Dads are relaxed in online sessions and kids are trying new foods
Nowhere is there a better use of innovative technology for Extension programming than in Detroit Lakes, where Cooking Matters classes are offered via Zoom to members of the Catholic Health Initiative St. Joseph's FATHER Project.
The FATHER (Fostering Actions To Help Earnings and Responsibility) Project, part of Goodwill Easter Seals, helps fathers overcome the barriers that prevent them from supporting their children economically and emotionally.
The online version of Cooking Matters during COVID-19 was conceived by Donna Anderson, University of Minnesota Extension SNAP-Ed* educator based in Hubbard County. She approached FATHER Project Coordinator Joe Johnson about the idea, and he immediately agreed.
While the classroom component is different, class structure and lesson plans remain the same with six weekly classes. Most of the students already regularly cook and grill but Cooking Matters provides new recipes and cooking tips, and there are lessons about stretching budgets, portion sizes, physical activity and mental health.
With the help of Tim McMichael, a father taking part in the class, Johnson does the weekly shopping, organizes bags for each family, and leaves groceries and printed recipes for curbside pick-up before class. Johnson facilitates and takes part with his son, Mekiah, and the other dads. "We are a father-son team,” he says.
During the Zoom class, Anderson acts as chef and food safety teacher. Extension SNAP-Ed educators Kathryn Lien, Rosie Gonzalez and Jackie Larson teach the other topics. Students are eager to begin, so their ingredients are prepped and ready to go before class begins. They listen to lessons on nutrition with video on and microphones muted while cooking in their own kitchens. After class, students post images of their creations on Facebook.
“We try to make it silly and fun,” says Anderson, emphasizing that students learn a great deal. The best outcome of online class? “Kids are eating or at least trying new foods,” says Anderson. McMichael’s young daughter was even caught on camera sneaking back into the kitchen to grab an entire quesadilla after trying one bite.

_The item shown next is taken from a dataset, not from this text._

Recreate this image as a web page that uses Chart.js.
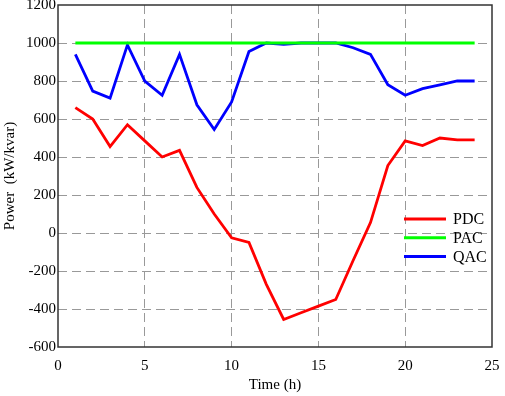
<!DOCTYPE html>
<html>
<head>
<meta charset="utf-8">
<script src="https://cdn.jsdelivr.net/npm/chart.js@4/dist/chart.umd.min.js"></script>
<style>
html,body{margin:0;padding:0;background:#fff;}
#wrap{width:505px;height:396px;}
</style>
</head>
<body>
<div id="wrap"><canvas id="c" width="505" height="396"></canvas></div>
<script>
const hours = [1,2,3,4,5,6,7,8,9,10,11,12,13,14,15,16,17,18,19,20,21,22,23,24];
const pdc = [660,600,455,570,485,400,435,240,100,-25,-50,-270,-455,-420,-385,-350,-145,55,355,485,460,500,490,490];
const pac = [1000,1000,1000,1000,1000,1000,1000,1000,1000,1000,1000,1000,1000,1000,1000,1000,1000,1000,1000,1000,1000,1000,1000,1000];
const qac = [940,747,710,990,800,725,940,675,545,690,955,1000,993,1000,1000,1000,975,940,780,725,760,780,800,800];
const seriesNames = ['PDC','PAC','QAC'];
const seriesColors = ['#ff0000','#00ff00','#0000ff'];
const xTicks = [0,5,10,15,20,25];
const yTicks = [-600,-400,-200,0,200,400,600,800,1000,1200];

const FONT = '"Liberation Serif","Times New Roman",serif';

function pts(vals){ return hours.map((h,i)=>({x:h,y:vals[i]})); }

const frame = {
  id:'frame',
  afterDatasetsDraw(chart){
    const a = chart.chartArea, ctx = chart.ctx;
    ctx.save();
    ctx.strokeStyle = '#333';
    ctx.lineWidth = 1.5;
    ctx.setLineDash([]);
    ctx.strokeRect(a.left, a.top, a.right-a.left, a.bottom-a.top);
    ctx.font = '16px ' + FONT;
    ctx.textBaseline = 'middle';
    ctx.textAlign = 'left';
    const x0 = 404, x1 = 446, y0 = 219, dy = 18.7;
    chart.data.datasets.forEach((ds,i)=>{
      const y = y0 + i*dy;
      ctx.strokeStyle = ds.borderColor;
      ctx.lineWidth = 3;
      ctx.beginPath(); ctx.moveTo(x0,y); ctx.lineTo(x1,y); ctx.stroke();
      ctx.fillStyle = '#000';
      ctx.fillText(ds.label, 453, y+1);
    });
    ctx.restore();
  }
};

new Chart(document.getElementById('c'), {
  type:'line',
  data:{
    datasets:[
      {label:seriesNames[0], data:pts(pdc), borderColor:seriesColors[0], borderWidth:2.8, pointRadius:0, tension:0, fill:false},
      {label:seriesNames[1], data:pts(pac), borderColor:seriesColors[1], borderWidth:2.8, pointRadius:0, tension:0, fill:false},
      {label:seriesNames[2], data:pts(qac), borderColor:seriesColors[2], borderWidth:2.8, pointRadius:0, tension:0, fill:false}
    ]
  },
  options:{
    responsive:false,
    animation:false,
    devicePixelRatio:1,
    layout:{padding:{left:0,right:13,top:5,bottom:0}},
    plugins:{legend:{display:false}, tooltip:{enabled:false}},
    scales:{
      x:{
        type:'linear', min:0, max:25,
        afterBuildTicks(s){ s.ticks = xTicks.map(v=>({value:v})); },
        afterFit(s){ s.height = 49; s.paddingLeft = 0; s.paddingRight = 0; },
        grid:{
          drawTicks:false, tickLength:0,
          color(c){ return (c.tick && (c.tick.value===0||c.tick.value===25)) ? 'rgba(0,0,0,0)' : '#999999'; },
          lineWidth:1
        },
        border:{display:false, dash:[9,5]},
        ticks:{color:'#000', font:{family:FONT,size:15}, padding:10, maxRotation:0, callback:(v)=>String(v)},
        title:{display:true, text:'Time (h)', color:'#000', font:{family:FONT,size:15}, padding:{top:0,bottom:2}}
      },
      y:{
        type:'linear', min:-600, max:1200,
        afterBuildTicks(s){ s.ticks = yTicks.map(v=>({value:v})); },
        afterFit(s){ s.width = 58; s.paddingTop = 0; s.paddingBottom = 0; },
        grid:{
          drawTicks:false, tickLength:0,
          color(c){ return (c.tick && (c.tick.value===-600||c.tick.value===1200)) ? 'rgba(0,0,0,0)' : '#999999'; },
          lineWidth:1
        },
        border:{display:false, dash:[9,5]},
        ticks:{color:'#000', font:{family:FONT,size:15}, padding:2, callback:(v)=>String(v)},
        title:{display:true, text:'Power  (kW/kvar)', color:'#000', font:{family:FONT,size:15}, padding:{top:1,bottom:0}}
      }
    }
  },
  plugins:[frame]
});
</script>
</body>
</html>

Some dads add items they have on hand to enhance the Cooking Matters recipes, Johnson says. “We might jazz up the meal, but Donna’s foundation is always there.”
Johnson’s 19-year-old son, Mekiah, wasn’t sure what to expect from the class, but the nervousness went away. “I love how hands-on class is and you get to work with other people.”
“There are five dads in our class. I feel it’s advantageous to keep our group smaller. I can easily see Donna and all of the participants cooking,” Joe Johnson says. He gets the other participants to buy in to some of the healthier recipes. “They see turkey and beans, no salt. ‘What is this?’ Now they’re calling me, excited for the next group. They’re talking about nutrition and whole grains.”
Using Zoom allows the dads to be active in their children’s lives and cook in a relaxed setting, Johnson says. He stressed that the dads and their families love this time cooking and eating together. “It matters. It’s important.”
*Supplemental Nutrition Assistance Program Education
Farmers market tours: A great idea made even better
The fresh, local, healthy foods at farmers markets benefit everyone. But not all of us are familiar with shopping at farmers markets. Thelma Garcia and Milena Nunez Garcia, Extension SNAP-Ed educators, sought to share the experience with their clients.
The educators used a Cooking Matters at the Store lesson plan to tailor a series of farmers market tours accessible to English, Karen and Spanish speaking participants.
In 2018, Garcia and Nunez Garcia led tours at Albert Lea and Rochester farmers markets, promoting the markets to Albert Lea’s WIC program participants. Every dollar of electronic benefits used at the market is matched up to $10. Participants’ children had opportunities to join POP (Power of Produce) Club, a farmers market incentive program for youth.
Garcia and Nunez Garcia responded with innovation when COVID-19 limited in-person activities worldwide. An idea for video tours, produced with voiceovers in several languages, quickly took off.
“We highlight different fruits and vegetables from different cultures,” says Nunez Garcia. “We want to include everybody, and these videos are for everybody too. We can reach even more people than before.”
Garcia agreed, adding, “If it works for us, the whole state can use the videos to reach many participants. The videos will be very useful even when COVID is over.”
What is Cooking Matters?
In 2009, University of Minnesota Extension partnered with Share Our Strength, a nonprofit working to end hunger and poverty, to bring Cooking Matters to Minnesota.
Cooking-based courses are taught by a dedicated corps of volunteers, SNAP-Ed educators and EFNEP (Expanded Food & Nutrition Education Program) educators. Cooking Matters is one way that Extension helps families struggling with a limited food budget learn how to shop for and prepare healthy, affordable and delicious meals.